• _INSTRUCTION_: Please find all lines in the data that hold the string "chart" and copy them.

((

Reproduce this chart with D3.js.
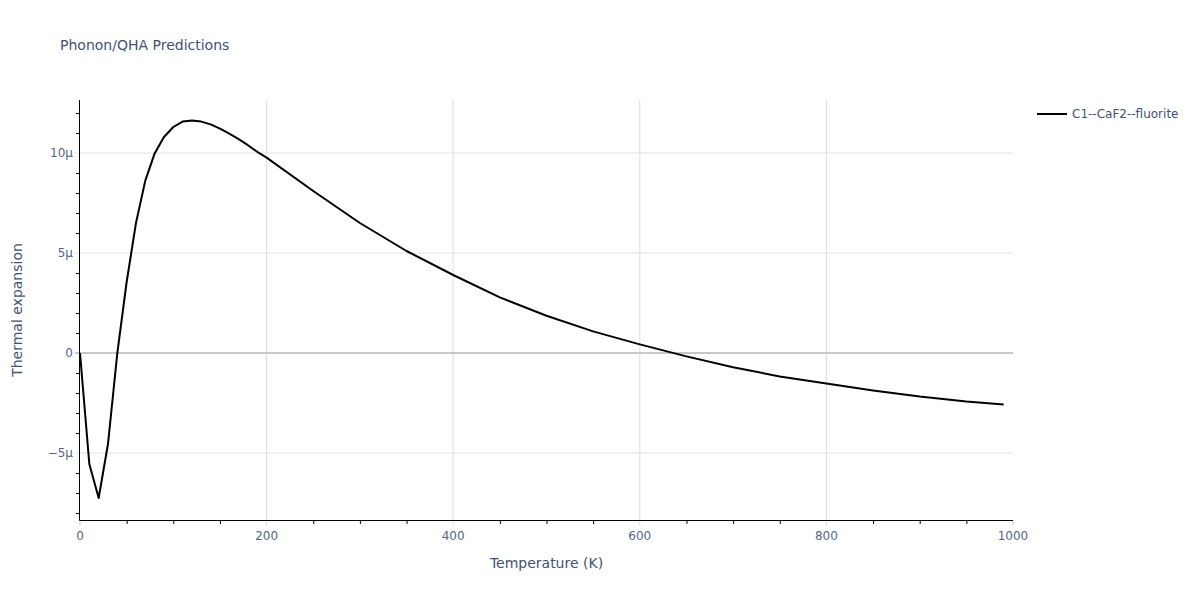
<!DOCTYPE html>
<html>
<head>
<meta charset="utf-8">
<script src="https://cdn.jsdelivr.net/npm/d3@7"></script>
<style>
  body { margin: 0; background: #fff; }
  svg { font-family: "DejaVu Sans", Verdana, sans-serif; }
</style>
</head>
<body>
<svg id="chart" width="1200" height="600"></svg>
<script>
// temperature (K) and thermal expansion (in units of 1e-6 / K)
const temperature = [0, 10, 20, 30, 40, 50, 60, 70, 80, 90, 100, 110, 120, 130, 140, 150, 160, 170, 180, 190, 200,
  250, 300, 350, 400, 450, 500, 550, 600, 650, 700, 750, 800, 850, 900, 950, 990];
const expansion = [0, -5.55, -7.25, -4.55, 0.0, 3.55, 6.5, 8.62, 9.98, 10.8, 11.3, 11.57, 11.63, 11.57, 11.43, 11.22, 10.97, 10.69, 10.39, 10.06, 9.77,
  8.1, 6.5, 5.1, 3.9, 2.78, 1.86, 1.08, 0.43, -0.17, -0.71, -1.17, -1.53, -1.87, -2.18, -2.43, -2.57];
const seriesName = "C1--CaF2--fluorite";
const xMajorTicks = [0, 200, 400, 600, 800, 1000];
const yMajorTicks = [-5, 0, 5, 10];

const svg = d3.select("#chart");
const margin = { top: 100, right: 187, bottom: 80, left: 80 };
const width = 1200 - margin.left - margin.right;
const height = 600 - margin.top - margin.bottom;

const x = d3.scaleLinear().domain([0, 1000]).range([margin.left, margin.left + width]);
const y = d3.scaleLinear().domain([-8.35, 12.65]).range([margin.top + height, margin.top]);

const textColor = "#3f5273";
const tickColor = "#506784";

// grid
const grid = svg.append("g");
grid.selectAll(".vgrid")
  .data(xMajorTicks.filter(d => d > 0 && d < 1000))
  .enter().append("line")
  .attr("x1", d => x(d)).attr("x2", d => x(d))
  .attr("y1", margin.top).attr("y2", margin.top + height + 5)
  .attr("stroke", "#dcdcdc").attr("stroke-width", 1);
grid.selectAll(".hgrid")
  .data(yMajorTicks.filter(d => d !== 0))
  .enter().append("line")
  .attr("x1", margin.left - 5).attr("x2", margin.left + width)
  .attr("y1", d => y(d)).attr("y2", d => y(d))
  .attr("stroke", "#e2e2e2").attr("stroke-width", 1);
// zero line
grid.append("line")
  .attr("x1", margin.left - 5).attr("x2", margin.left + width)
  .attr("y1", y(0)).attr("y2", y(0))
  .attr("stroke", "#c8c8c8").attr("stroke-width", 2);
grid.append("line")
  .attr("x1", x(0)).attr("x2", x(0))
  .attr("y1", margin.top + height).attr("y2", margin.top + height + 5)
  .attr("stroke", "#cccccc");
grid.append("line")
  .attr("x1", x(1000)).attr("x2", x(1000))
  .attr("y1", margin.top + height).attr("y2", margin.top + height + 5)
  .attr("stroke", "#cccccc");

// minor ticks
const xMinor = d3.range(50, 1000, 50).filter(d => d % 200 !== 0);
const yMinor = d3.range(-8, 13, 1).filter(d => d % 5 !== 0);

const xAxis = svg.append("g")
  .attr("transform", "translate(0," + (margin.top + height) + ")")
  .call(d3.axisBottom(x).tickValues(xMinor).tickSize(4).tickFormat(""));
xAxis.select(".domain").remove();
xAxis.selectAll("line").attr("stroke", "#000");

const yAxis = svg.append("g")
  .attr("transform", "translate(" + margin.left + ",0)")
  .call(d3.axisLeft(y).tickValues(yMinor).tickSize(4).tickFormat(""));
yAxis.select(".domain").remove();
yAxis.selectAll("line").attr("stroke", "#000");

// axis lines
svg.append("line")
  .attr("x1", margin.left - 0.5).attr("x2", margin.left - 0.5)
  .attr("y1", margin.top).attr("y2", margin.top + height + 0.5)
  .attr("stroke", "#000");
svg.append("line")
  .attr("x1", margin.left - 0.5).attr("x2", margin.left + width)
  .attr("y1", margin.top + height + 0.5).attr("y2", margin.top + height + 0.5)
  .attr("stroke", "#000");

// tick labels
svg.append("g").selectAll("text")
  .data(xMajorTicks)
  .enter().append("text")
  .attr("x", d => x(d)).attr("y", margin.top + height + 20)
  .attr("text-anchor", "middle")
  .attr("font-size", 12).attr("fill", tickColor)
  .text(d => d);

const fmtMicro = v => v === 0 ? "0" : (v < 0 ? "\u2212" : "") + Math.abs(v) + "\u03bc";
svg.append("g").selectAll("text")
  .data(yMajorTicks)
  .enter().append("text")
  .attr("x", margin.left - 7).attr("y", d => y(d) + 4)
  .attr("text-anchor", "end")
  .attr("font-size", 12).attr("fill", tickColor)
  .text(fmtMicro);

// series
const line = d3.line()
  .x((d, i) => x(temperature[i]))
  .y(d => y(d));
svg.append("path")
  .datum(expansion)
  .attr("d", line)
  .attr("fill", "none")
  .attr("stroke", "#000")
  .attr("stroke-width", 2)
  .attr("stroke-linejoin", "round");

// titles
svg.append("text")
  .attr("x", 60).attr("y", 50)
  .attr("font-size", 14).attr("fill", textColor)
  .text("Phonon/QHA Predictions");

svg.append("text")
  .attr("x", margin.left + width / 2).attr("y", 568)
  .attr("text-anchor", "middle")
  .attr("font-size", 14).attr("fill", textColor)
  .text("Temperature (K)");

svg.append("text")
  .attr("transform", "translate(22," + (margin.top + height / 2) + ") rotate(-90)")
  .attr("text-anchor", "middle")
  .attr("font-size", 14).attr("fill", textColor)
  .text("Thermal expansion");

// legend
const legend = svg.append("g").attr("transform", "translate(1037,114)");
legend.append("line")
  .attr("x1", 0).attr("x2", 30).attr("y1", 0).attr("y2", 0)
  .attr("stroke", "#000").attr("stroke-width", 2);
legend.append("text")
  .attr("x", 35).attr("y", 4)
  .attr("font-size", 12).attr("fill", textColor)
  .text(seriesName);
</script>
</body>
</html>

))

• _SOLUTION FOR THIS EXERCISE_:
Reproduce this chart with D3.js.
<svg id="chart" width="1200" height="600"></svg>
const svg = d3.select("#chart");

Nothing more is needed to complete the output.